Première comédie sportive québécoise au féminin, Les Furies s’inscrit dans cette nouvelle vague de projets qui revisite les genres longtemps associés aux gars (on pense évidemment à l’héritage de Les Boys) pour en proposer une version 100 % « women power » et c’est honnêtement très rafraîchissant!
À Waterloo, ville d’aréna, de hockey et de fierté locale, les joueuses amateurs se font évincer de la glace au profit d’une équipe semi-pro masculine. Exit les ligues de hockey féminin, le curling et les pratiques de patinage artistique, pour laisser toute la place aux "Napoléons" (les Napoléons de Waterloo, la pognez-vous?). Mélissa (Gabrielle Côté), gardienne de but impulsive, refuse d’avaler l’affront. Avec l’aide d’Yvette (France Castel), octogénaire « badass » et ancienne vedette de roller derby, elle rassemble une équipe improbable dans le sous-sol d’une église pour monter une ligue clandestine qui saura soulever les foules.
C’est joyeux, c’est assumé, c’est flamboyant : Les Furies coche absolument toutes les cases de la comédie sportive parfaite : entraînements, rivalités, amitiés, blagues efficaces, match final… tout y est. Avec une touche de sincérité et une énergie assez furieuse, merci.
Oui, le scénario est convenu. Oui, chaque étape de la « recette » s’enchaîne sans surprise. Mais… quand c’est aussi bien fait, on s’en fiche complètement. Le film carbure à une forme de classicisme réjouissant, celui des feel good movies qui savent exactement comment embarquer le public dans une « vibe » de gang.

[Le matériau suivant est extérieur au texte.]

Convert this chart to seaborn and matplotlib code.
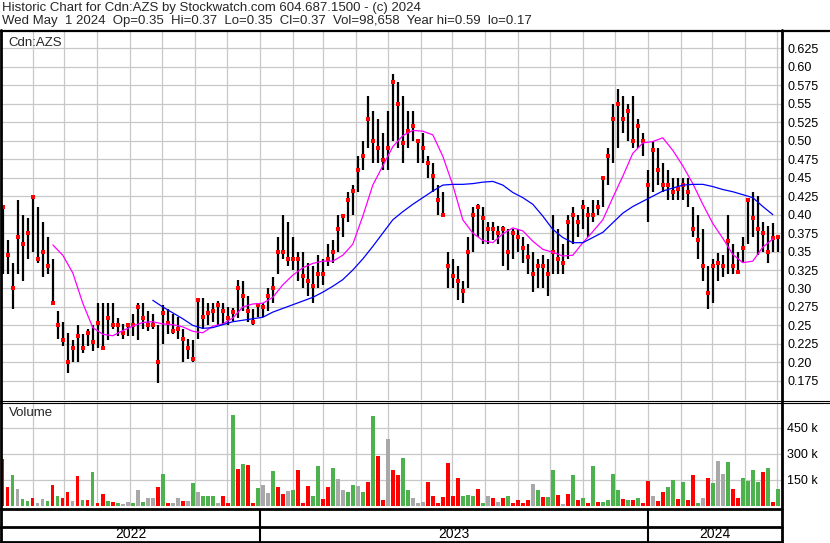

Et quelle gang! On voudrait tous faire partie des Furies. Moi, la première, j’aurais enfilé mes patins dès la fin du générique pour me joindre à cette irrésistible distribution. Gabrielle Côté, Juliette Gosselin, Debbie Lynch-White, Anne-Élisabeth Bossé, Sandrine Bisson et plusieurs autres incarnent une joyeuse sororité intergénérationnelle, imparfaite et attachante. France Castel, souveraine dans son rôle de mentor à la fois tendre et rugueux, est particulièrement touchante.
La scénariste et comédienne Gabrielle Côté (chroniqueuse à La journée est encore jeune et la fameuse Laurence dans Stat), impressionne : elle a écrit un film à son image, drôle, vif, profondément inclusif. Son jeu repose sur une vulnérabilité brute et un humour de timing impeccable.
La réalisation de Mélanie Charbonneau (Seule au front, Fabuleuses) est énergique et inventive, notamment dans la façon d’expliquer les règles du roller derby dans une séquence amusante et brillante, créative sans jamais être didactique. Ce n’est pas si simple finalement, mais, comme le personnage d’Élisabeth Bossé, on finit par « comprendre comment ça marche ».
Et que dire de la trame sonore qui rythme parfaitement les moments forts dans une mise en scène façon bonbon, mais complètement assumée. On sent l’amour du sport, la camaraderie… et des listes de lecture qui donnent envie de patiner plus vite.
Ce que j’ai particulièrement aimé, c’est que, derrière le plaisir, le film porte aussi un message politique clair: les femmes méritent la glace, les moyens et la place. Le refus des concessions est filmé comme un acte de résistance douce… mais tenace. L’inclusion du Cercle des fermières ajoute d’ailleurs une couche lumineuse d’humour communautaire : les « mémés » (dont la sympathique Carmen Sylvestre qu’on voudrait toutes comme grand-mère) deviennent les meilleures complices du chaos.
En prime : un clin d’œil littéraire réjouissant au recueil MILF de Marjolaine Beauchamp, symbole parfait du film entre poésie brute et féminité rebelle.
Les Furies n’est pas un film qui cherche à réinventer la roue (ou les quatre!). Mais c’est un film qui roule à toute allure, avec le cœur grand ouvert. Une proposition joyeusement féministe, inclusive et rassembleuse qui donne envie d’acheter des patins, un casque… et de se lancer sur la piste en écoutant Whip It.